+++ DATA BLOCK
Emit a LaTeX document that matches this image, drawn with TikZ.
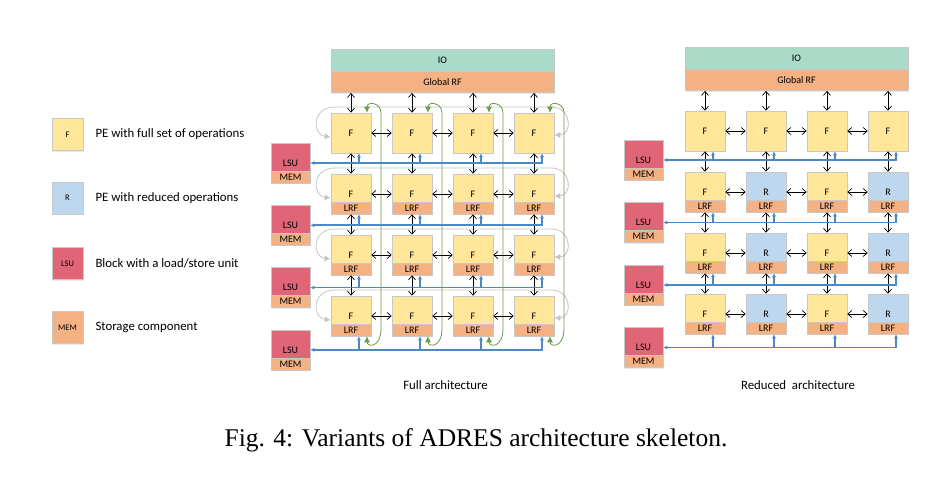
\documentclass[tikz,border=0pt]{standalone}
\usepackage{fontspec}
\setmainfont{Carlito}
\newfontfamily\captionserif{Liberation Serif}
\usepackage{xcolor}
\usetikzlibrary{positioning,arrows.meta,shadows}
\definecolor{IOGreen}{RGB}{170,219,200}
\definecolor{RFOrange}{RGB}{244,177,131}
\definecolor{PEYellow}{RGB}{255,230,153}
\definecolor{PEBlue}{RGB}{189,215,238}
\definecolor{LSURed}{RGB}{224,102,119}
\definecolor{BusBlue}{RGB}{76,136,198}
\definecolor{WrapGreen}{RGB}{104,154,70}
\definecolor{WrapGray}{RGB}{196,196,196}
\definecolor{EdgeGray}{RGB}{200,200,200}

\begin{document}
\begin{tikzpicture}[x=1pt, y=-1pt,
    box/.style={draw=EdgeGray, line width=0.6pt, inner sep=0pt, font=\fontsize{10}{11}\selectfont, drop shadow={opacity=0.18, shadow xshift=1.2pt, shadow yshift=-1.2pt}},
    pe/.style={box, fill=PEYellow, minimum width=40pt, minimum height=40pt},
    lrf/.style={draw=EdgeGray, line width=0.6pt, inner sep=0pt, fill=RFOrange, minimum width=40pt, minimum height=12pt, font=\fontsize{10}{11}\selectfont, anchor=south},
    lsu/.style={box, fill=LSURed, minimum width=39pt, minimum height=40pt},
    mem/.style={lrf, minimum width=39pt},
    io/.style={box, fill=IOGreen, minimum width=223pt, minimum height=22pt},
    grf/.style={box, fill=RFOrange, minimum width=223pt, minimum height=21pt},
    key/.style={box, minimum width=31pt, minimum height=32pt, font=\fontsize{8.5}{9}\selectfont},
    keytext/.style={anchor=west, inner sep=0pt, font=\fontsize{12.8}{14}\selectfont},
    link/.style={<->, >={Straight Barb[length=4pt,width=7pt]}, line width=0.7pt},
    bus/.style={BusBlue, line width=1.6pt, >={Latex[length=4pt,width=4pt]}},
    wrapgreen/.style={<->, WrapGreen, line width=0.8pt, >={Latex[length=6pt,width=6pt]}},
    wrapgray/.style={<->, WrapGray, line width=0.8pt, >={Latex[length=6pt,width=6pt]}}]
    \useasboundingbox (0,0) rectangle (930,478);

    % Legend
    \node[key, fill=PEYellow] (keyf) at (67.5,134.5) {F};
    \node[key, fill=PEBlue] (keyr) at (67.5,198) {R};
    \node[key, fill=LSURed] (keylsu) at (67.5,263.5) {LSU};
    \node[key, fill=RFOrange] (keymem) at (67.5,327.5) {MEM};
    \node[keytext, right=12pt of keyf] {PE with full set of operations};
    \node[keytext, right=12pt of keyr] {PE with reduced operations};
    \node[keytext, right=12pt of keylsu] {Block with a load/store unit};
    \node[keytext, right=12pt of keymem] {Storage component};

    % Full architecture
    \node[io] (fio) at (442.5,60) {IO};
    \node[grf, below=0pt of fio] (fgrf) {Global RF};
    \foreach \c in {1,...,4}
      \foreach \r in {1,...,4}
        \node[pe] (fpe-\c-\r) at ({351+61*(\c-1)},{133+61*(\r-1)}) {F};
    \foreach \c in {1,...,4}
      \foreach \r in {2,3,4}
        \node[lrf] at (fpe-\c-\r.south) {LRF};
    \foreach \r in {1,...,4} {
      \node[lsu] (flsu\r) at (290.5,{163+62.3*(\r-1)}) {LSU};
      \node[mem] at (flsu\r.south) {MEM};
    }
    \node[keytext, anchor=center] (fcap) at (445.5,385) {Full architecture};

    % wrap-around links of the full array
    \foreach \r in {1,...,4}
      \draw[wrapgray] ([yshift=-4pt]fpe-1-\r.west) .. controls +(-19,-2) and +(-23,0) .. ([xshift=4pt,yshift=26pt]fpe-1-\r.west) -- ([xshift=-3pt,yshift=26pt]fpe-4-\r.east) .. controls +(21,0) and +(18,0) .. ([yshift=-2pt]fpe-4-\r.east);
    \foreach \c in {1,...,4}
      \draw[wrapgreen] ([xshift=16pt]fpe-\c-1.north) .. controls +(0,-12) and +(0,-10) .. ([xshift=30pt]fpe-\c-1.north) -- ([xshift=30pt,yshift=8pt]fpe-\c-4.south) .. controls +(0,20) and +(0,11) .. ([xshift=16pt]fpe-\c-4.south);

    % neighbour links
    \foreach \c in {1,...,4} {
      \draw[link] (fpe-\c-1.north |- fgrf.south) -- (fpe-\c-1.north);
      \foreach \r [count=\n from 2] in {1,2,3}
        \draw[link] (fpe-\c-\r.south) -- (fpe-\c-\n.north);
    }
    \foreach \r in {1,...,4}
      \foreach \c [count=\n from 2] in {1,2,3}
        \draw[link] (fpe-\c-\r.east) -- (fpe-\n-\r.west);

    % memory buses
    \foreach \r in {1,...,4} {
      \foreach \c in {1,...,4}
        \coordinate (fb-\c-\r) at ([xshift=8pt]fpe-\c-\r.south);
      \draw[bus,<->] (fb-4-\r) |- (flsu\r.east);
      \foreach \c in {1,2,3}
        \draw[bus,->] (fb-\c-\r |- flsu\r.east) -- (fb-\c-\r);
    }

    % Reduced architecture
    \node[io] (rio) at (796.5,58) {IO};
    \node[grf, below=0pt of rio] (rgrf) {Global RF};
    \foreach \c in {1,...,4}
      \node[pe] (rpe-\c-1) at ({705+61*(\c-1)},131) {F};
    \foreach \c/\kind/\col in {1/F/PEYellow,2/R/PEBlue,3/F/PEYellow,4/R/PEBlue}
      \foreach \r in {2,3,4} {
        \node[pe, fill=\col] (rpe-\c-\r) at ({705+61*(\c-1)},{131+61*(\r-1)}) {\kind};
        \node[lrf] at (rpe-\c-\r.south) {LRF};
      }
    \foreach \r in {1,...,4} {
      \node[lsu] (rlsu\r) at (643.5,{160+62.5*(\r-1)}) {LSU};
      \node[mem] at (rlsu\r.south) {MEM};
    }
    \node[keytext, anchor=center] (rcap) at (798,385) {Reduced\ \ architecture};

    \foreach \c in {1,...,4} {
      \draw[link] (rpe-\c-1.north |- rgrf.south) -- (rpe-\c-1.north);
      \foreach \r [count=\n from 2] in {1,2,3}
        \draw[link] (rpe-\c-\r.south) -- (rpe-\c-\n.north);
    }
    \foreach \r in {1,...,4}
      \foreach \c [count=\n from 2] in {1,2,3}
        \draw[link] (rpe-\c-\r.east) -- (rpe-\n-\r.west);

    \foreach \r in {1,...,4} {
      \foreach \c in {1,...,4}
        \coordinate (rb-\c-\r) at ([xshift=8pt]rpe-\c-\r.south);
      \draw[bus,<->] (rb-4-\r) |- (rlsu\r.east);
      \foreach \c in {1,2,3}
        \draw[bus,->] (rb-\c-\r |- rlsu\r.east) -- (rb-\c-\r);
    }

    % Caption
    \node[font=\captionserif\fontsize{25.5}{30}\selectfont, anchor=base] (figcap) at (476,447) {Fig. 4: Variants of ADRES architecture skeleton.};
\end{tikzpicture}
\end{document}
++++++
● TASK REQUIREMENTS: Write out an exact copy of the listing, first line through the line containing "(0,0) rectangle (930,478);", with the pictures left out.

● ANSWER TO THIS EXERCISE:
Emit a LaTeX document that matches this image, drawn with TikZ.
\documentclass[tikz,border=0pt]{standalone}
\usepackage{fontspec}
\setmainfont{Carlito}
\newfontfamily\captionserif{Liberation Serif}
\usepackage{xcolor}
\usetikzlibrary{positioning,arrows.meta,shadows}
\definecolor{IOGreen}{RGB}{170,219,200}
\definecolor{RFOrange}{RGB}{244,177,131}
\definecolor{PEYellow}{RGB}{255,230,153}
\definecolor{PEBlue}{RGB}{189,215,238}
\definecolor{LSURed}{RGB}{224,102,119}
\definecolor{BusBlue}{RGB}{76,136,198}
\definecolor{WrapGreen}{RGB}{104,154,70}
\definecolor{WrapGray}{RGB}{196,196,196}
\definecolor{EdgeGray}{RGB}{200,200,200}

\begin{document}
\begin{tikzpicture}[x=1pt, y=-1pt,
    box/.style={draw=EdgeGray, line width=0.6pt, inner sep=0pt, font=\fontsize{10}{11}\selectfont, drop shadow={opacity=0.18, shadow xshift=1.2pt, shadow yshift=-1.2pt}},
    pe/.style={box, fill=PEYellow, minimum width=40pt, minimum height=40pt},
    lrf/.style={draw=EdgeGray, line width=0.6pt, inner sep=0pt, fill=RFOrange, minimum width=40pt, minimum height=12pt, font=\fontsize{10}{11}\selectfont, anchor=south},
    lsu/.style={box, fill=LSURed, minimum width=39pt, minimum height=40pt},
    mem/.style={lrf, minimum width=39pt},
    io/.style={box, fill=IOGreen, minimum width=223pt, minimum height=22pt},
    grf/.style={box, fill=RFOrange, minimum width=223pt, minimum height=21pt},
    key/.style={box, minimum width=31pt, minimum height=32pt, font=\fontsize{8.5}{9}\selectfont},
    keytext/.style={anchor=west, inner sep=0pt, font=\fontsize{12.8}{14}\selectfont},
    link/.style={<->, >={Straight Barb[length=4pt,width=7pt]}, line width=0.7pt},
    bus/.style={BusBlue, line width=1.6pt, >={Latex[length=4pt,width=4pt]}},
    wrapgreen/.style={<->, WrapGreen, line width=0.8pt, >={Latex[length=6pt,width=6pt]}},
    wrapgray/.style={<->, WrapGray, line width=0.8pt, >={Latex[length=6pt,width=6pt]}}]
    \useasboundingbox (0,0) rectangle (930,478);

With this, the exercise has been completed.